En outre, la dépréciation du dinar renchérit le coût de la dette extérieure. Étant donné que 90 % de la dette de la Tunisie est publique, une dépréciation du dinar augmente le montant à rembourser en devises étrangères. Ce qui limite les possibilités d’investissement public. Moins d’investissement conduit à une baisse de la production et de la productivité, aggravant par ricochet l’inflation.
Selon vous, que faut-il faire pour stimuler la création d’emplois dans les secteurs publics et privés et s’adapter aux besoins des entreprises ?
Il est crucial de se concentrer sur la croissance économique et l’amélioration de la productivité. Selon la loi d’Okun, pour chaque 1 % d’augmentation de l’emploi, il faut une croissance de 3 % du PIB et une amélioration de 2 % de la productivité.
En Tunisie, un problème majeur concerne le déficit de formation. Les compétences disponibles sur le marché du travail ne correspondent pas aux besoins des entreprises. Environ 83 % du chômage est structurel, avec 50 % de ce chômage dus à une inadéquation de la formation. Les autres facteurs incluent l’âge, le genre et les disparités régionales.
Dans un premier temps, le facteur d’âge prouve que les emplois offerts sont souvent destinés aux personnes plus âgées. Tandis que les jeunes, qui constituent la majorité des demandeurs d’emploi, sont sous-représentés.
Dans un deuxième temps, le facteur de formation a souligné qu’une grande partie du chômage structurel est due à une inadéquation entre les compétences des demandeurs d’emploi et les exigences des postes disponibles. Suivi du facteur de genre, où les femmes, malgré leur faible taux d’activité, rencontrent un taux de chômage beaucoup plus élevé que les hommes.
Enfin, le facteur régional : les disparités régionales ont été exacerbées par les politiques de discrimination positive, avec des taux de chômage plus élevés dans les bassins d’emploi traditionnels comme le Grand Tunis.
Quelle serait l’importance d’un dialogue économique inclusif pour surmonter la crise actuelle ?
Il est impératif de créer un espace de dialogue qui fédère tous les acteurs économiques et sociaux. Les politiques économiques doivent être acceptées et soutenues par tous les partenaires sociaux (patronat, les syndicats et autres unions).
L’absence de dialogue et d’appropriation des réformes peut entraîner des résistances et des conflits. Un partenariat public-privé est essentiel pour produire de la richesse et avancer dans les réformes nécessaires.
Et quels seraient les axes prioritaires, justement, pour établir ce modèle économique développable ?
La gestion de l’eau est essentielle pour l’agriculture et le bien-être des citoyens.
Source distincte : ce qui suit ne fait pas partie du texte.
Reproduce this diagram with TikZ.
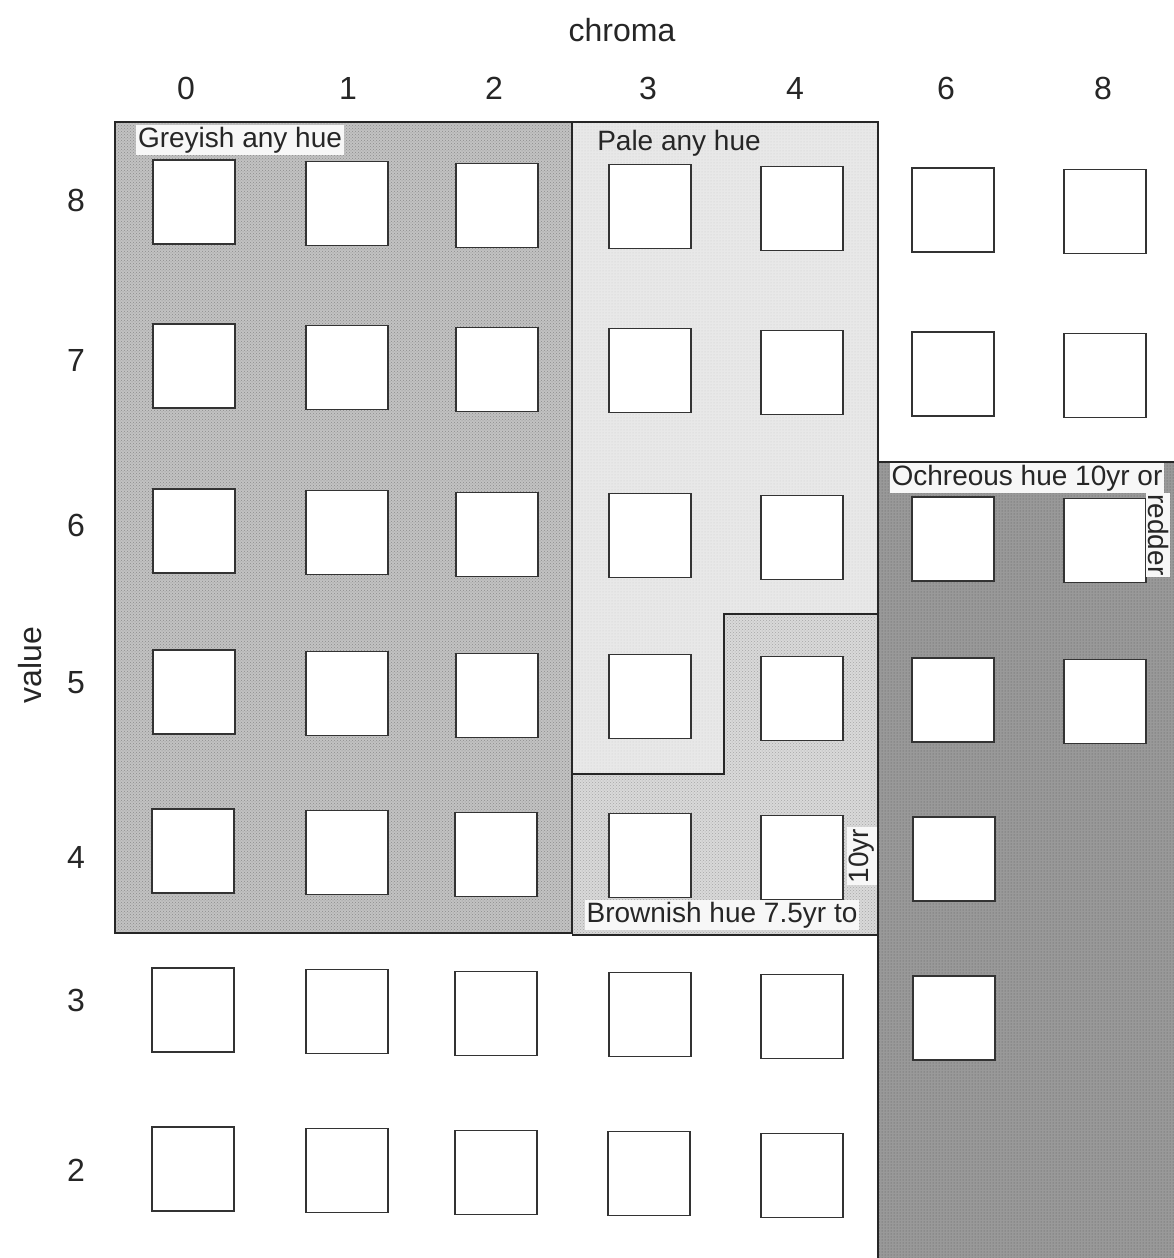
\documentclass[tikz,border=0pt]{standalone}
\usepackage{fontspec}
\setmainfont{Liberation Sans}
\usetikzlibrary{patterns}
\definecolor{greyish}{gray}{0.76}
\definecolor{pale}{gray}{0.91}
\definecolor{brownish}{gray}{0.85}
\definecolor{ochre}{gray}{0.60}
\definecolor{labelbg}{gray}{0.97}
\tikzset{
  sq/.style={draw=black!80, fill=white, minimum width=82pt, minimum height=84pt, inner sep=0pt, line width=1.2pt},
  region/.style={draw=black!85, line width=1.5pt},
  axislabel/.style={font=\fontsize{32}{36}\selectfont, text=black!85},
  tag/.style={font=\fontsize{28}{31}\selectfont, text=black!85, inner sep=2pt, fill=labelbg},
  plaintag/.style={font=\fontsize{28}{31}\selectfont, text=black!85, inner sep=2pt}
}
\begin{document}
\begin{tikzpicture}[x=1pt, y=-1pt]
\useasboundingbox (0,0) rectangle (1174,1258);
\fill[white] (0,0) rectangle (1174,1258);
% regions
\fill[greyish] (115,122) rectangle (572,933);
\fill[pattern=crosshatch dots, pattern color=black!45] (115,122) rectangle (572,933);
\fill[pale] (572,122) -- (878,122) -- (878,614) -- (724,614) -- (724,774) -- (572,774) -- cycle;
\fill[pattern=dots, pattern color=black!20] (572,122) -- (878,122) -- (878,614) -- (724,614) -- (724,774) -- (572,774) -- cycle;
\fill[brownish] (572,774) -- (724,774) -- (724,614) -- (878,614) -- (878,935) -- (572,935) -- cycle;
\fill[pattern=crosshatch dots, pattern color=black!35] (572,774) -- (724,774) -- (724,614) -- (878,614) -- (878,935) -- (572,935) -- cycle;
\fill[ochre] (878,462) rectangle (1174,1258);
\fill[pattern=dots, pattern color=black!65] (878,462) rectangle (1174,1258);
\draw[region] (115,122) rectangle (572,933);
\draw[region] (572,122) -- (878,122) -- (878,614) -- (724,614) -- (724,774) -- (572,774);
\draw[region] (724,614) -- (878,614) -- (878,935) -- (572,935);
\draw[region] (878,1258) -- (878,462) -- (1174,462);
% squares
\foreach \r/\ry in {8/202,7/366,6/531,5/692}
  \foreach \c/\cx/\ci in {0/194/0,1/347/1,2/497/2,3/650/3,4/802/4,6/953/5,8/1105/6}
    \node[sq] (s\r-\c) at (\cx,\ry+1.6*\ci) {};
\foreach \r/\ry in {4/851,3/1010}
  \foreach \c/\cx/\ci in {0/193/0,1/347/1,2/496/2,3/650/3,4/802/4,6/954/5}
    \node[sq] (s\r-\c) at (\cx,\ry+1.6*\ci) {};
\foreach \r/\ry in {2/1169}
  \foreach \c/\cx/\ci in {0/193/0,1/347/1,2/496/2,3/649/3,4/802/4}
    \node[sq] (s\r-\c) at (\cx,\ry+1.6*\ci) {};
% axis labels
\node[axislabel] (chroma) at (622,30) {chroma};
\foreach \c/\cx in {0/186,1/348,2/494,3/648,4/795,6/946,8/1103}
  \node[axislabel] (c\c) at (\cx,88) {\c};
\foreach \r/\ry in {8/200,7/360,6/525,5/683,4/857,3/1000,2/1170}
  \node[axislabel] (r\r) at (76,\ry) {\r};
\node[axislabel, rotate=90] (value) at (30,665) {value};
% region labels
\node[tag] (greyish) at (240,140) {Greyish any hue};
\node[plaintag] (pale) at (679,143) {Pale any hue};
\node[tag] (ochreous) at (1027,478) {Ochreous hue 10yr or};
\node[tag, rotate=-90] (redder) at (1158,535) {redder};
\node[tag] (brownish) at (722,915) {Brownish hue 7.5yr to};
\node[tag, rotate=90] (tenyr) at (862,856) {10yr};
\end{tikzpicture}
\end{document}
Il est urgent d’améliorer l’approvisionnement en ressources hydrauliques, tant pour l’eau potable que pour l’irrigation.
Par ailleurs, le déficit commercial est fortement lié à l’énergie. Il est donc crucial de rattraper le retard en matière de mix énergétique et de travailler sur l’autonomisation énergétique pour réduire la dépendance extérieure.
Ces priorités, si elles sont correctement adressées, peuvent avoir des effets d’entraînement positifs sur l’économie tunisienne.